What is a neutrino?

Scientists represent neutrinos with the Greek letter nu, or v.

Neutrinos are among the most abundant particles in the universe, a billion times more abundant than the particles that make up stars, planets and people. Unimaginably large numbers of neutrinos from the first moments of the universe are still present today.

Though a trillion naturally occurring neutrinos from the sun and other bodies in the galaxy pass through us each second, they interact so rarely with other particles that they are very difficult to detect. That is why researchers strive to create intense beams packed with as many neutrinos as they can produce and to build large, precise detectors that can spot them when they interact.

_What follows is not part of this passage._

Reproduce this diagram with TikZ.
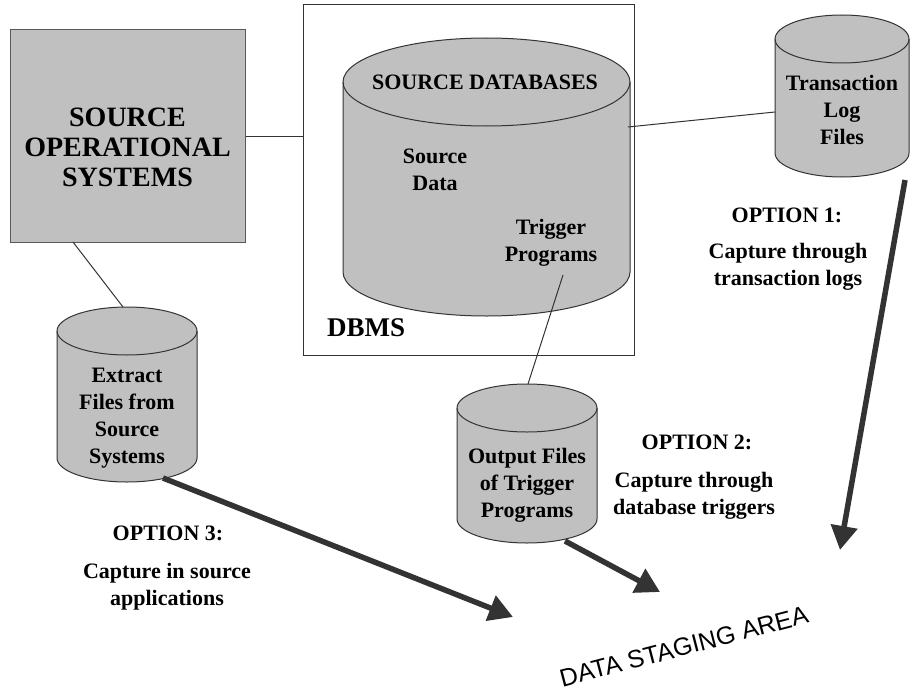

Neutrinos have no electric charge and come in three kinds, or “flavors,” as scientists call them. They have a mass, but the heaviest neutrino is nearly a million times lighter than the lightest charged particle.

History

neutrinos through body

A trillion naturally occurring neutrinos from the sun and other bodies in the galaxy pass through us each second. (Credit: symmetry magazine)

In 1930, the Austrian-born physicist Wolfgang Pauli predicted the existence of the particle we call the neutrino. He came up with the idea of the neutrino in response to a dilemma: He observed that, in the aftermath of a reaction in which a neutron transformed into a proton and electron, some energy and some angular momentum seemed to vanish. The sum of energy and momentum after the decay event did not add up to the sum of energy and momentum before the decay event. Pauli was confronted with a mystery. To solve it, he proposed a new particle, the neutrino. If he factored the neutrino into the picture, it would carry the missing energy and momentum.

A careful accounting of the energy and momentum before and after the decay showed that if a particle were indeed slipping away undetected, it must be uncharged, or neutral, and must have practically no mass and almost no interactions with matter. In other words, Pauli had invented a particle that would be almost impossible to observe. He himself thought that experimenters might never find proof of the existence of neutrinos.

Pauli was almost right — but not quite. As often happens, developing technology led indirectly to a breakthrough in basic science. Calculations showed that newly developed nuclear reactors should produce huge numbers of neutrinos — a large “neutrino flux” — as a byproduct. Inspired by the challenge of finding a particle that was considered impossible to detect, Frederick Reines and his colleague Clyde Cowan set about trying to detect neutrinos from the nuclear reactor at Savannah River, South Carolina. In 1953, with an experiment that would eventually earn the 1995 Nobel Prize in physics, Reines and Cowan found direct evidence for Pauli’s neutrino.

Today, neutrinos are an integral part of the theory of the fundamental particles and forces of nature.